重要なのは、自社の規模と業務実態に適した投資規模を設定することです。過大な投資は費用対効果の悪化を招き、過小な投資は機能不足による運用破綻につながります。
建設業における電子帳簿保存法対応は、技術的な課題よりも、組織運営と変革管理の側面が重要です。現場の理解と協力を得ながら、段階的に進めることが成功の秘訣です。
業界全体の動向と今後の展望
建設業界全体における電子帳簿保存法への対応は、徐々に進展しています。業界団体や大手ゼネコンの取り組みにより、協力会社や資材商社の電子化も促進されています。
業界標準化の進展
日本建設業連合会では、電子帳簿保存法対応のガイドラインを策定し、会員企業への普及を図っています。また、主要な建設用資材の卸売業者でも電子請求書システムの導入が進んでおり、業界全体のデジタル化が加速しています。

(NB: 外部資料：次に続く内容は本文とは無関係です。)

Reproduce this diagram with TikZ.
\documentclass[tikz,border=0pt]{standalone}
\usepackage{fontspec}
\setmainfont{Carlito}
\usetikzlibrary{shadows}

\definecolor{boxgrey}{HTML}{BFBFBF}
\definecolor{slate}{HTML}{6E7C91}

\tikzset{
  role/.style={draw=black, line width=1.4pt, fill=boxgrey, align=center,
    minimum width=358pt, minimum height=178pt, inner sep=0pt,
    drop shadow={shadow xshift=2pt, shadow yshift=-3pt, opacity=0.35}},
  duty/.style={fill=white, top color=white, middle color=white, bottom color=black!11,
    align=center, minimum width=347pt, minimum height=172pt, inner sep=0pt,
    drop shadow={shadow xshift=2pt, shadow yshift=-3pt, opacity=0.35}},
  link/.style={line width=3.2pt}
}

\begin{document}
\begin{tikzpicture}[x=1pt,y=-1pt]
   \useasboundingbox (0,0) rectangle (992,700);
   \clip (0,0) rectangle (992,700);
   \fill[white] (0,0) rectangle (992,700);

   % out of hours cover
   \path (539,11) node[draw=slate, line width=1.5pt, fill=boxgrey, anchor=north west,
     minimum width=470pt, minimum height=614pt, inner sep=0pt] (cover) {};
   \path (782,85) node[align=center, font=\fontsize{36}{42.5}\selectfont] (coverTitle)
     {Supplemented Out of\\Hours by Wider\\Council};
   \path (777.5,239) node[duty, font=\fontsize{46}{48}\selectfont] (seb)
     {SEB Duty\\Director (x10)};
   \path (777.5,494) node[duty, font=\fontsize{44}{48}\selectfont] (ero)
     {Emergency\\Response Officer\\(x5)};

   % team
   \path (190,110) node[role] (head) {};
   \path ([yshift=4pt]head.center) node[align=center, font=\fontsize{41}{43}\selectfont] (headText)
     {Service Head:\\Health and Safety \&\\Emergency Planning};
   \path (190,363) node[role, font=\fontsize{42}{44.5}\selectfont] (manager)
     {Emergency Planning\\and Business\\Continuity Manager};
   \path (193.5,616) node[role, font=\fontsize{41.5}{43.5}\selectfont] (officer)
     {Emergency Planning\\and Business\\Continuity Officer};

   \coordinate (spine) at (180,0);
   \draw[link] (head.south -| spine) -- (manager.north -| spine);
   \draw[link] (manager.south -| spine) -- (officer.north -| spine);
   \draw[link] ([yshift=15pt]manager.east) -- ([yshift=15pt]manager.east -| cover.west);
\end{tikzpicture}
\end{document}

特に注目すべきは、建設業界専用のプラットフォームサービスの登場です。建設業の商習慣に特化した機能を持つクラウドサービスが複数提供されており、中小企業でも導入しやすい環境が整ってきています。
AI技術の活用展開
最新の事例では、AI-OCR技術を活用した書類の自動分類や、自然言語処理による検索機能の高度化なども実現されています。これらの技術により、従来手作業で行っていた書類整理作業の大幅な効率化が可能になっています。
また、建設業特有の専門用語や業界慣習を学習したAIシステムも開発されており、より実用的なソリューションが期待されています。
実践的な対応ステップガイド
これまでの事例を踏まえ、建設業における電子帳簿保存法対応の実践的なステップをご紹介します。
第1段階:現状把握と計画策定
まず、自社の書類取引の実態を詳細に把握することから始めます。月間の取引件数、書類の種類、取引先の電子化状況などを調査し、現状の課題を明確にします。
次に、法的要件と自社の現状とのギャップを分析し、対応すべき優先順位を決定します。すべてを一度に対応しようとせず、効果の高い分野から順次取り組む計画を策定します。
第2段階:パイロットプロジェクトの実施
本格導入前に、限定的な範囲でパイロットプロジェクトを実施します。本社での請求書処理や、特定の工事現場での経費精算など、比較的単純な業務から始めることをお勧めします。
パイロットプロジェクトでは、システムの使いやすさや運用上の課題を洗い出し、本格導入に向けた改善点を明確にします。
第3段階:段階的な本格展開
パイロットプロジェクトでの学習を活かし、段階的に対象範囲を拡大していきます。社内の理解と協力を得ながら、無理のないペースで進めることが重要です。
また、取引先との協議も並行して進め、電子取引の環境整備を図ります。主要な取引先から順次電子化を進めることで、効果を最大化できます。
成功事例と失敗事例の分析から明らかになったように、建設業における電子帳簿保存法対応は、適切なアプローチを取ることで確実に成果を上げることができます。重要なのは、自社の実態に合わせた現実的な計画を立て、段階的に取り組むことです。
法的義務として始まった電子帳簿保存法対応ですが、適切に実施することで業務効率化と競争力向上という大きなメリットを得ることができます。今後の建設業界では、デジタル化への対応が企業の成長を左右する重要な要素となるでしょう。
※本記事は建設業界における電子帳簿保存法対応事例を基に構成しています。
効果や導入方法は企業の規模・業務内容により異なるため、実施前に専門家への相談や段階的な準備を推奨します。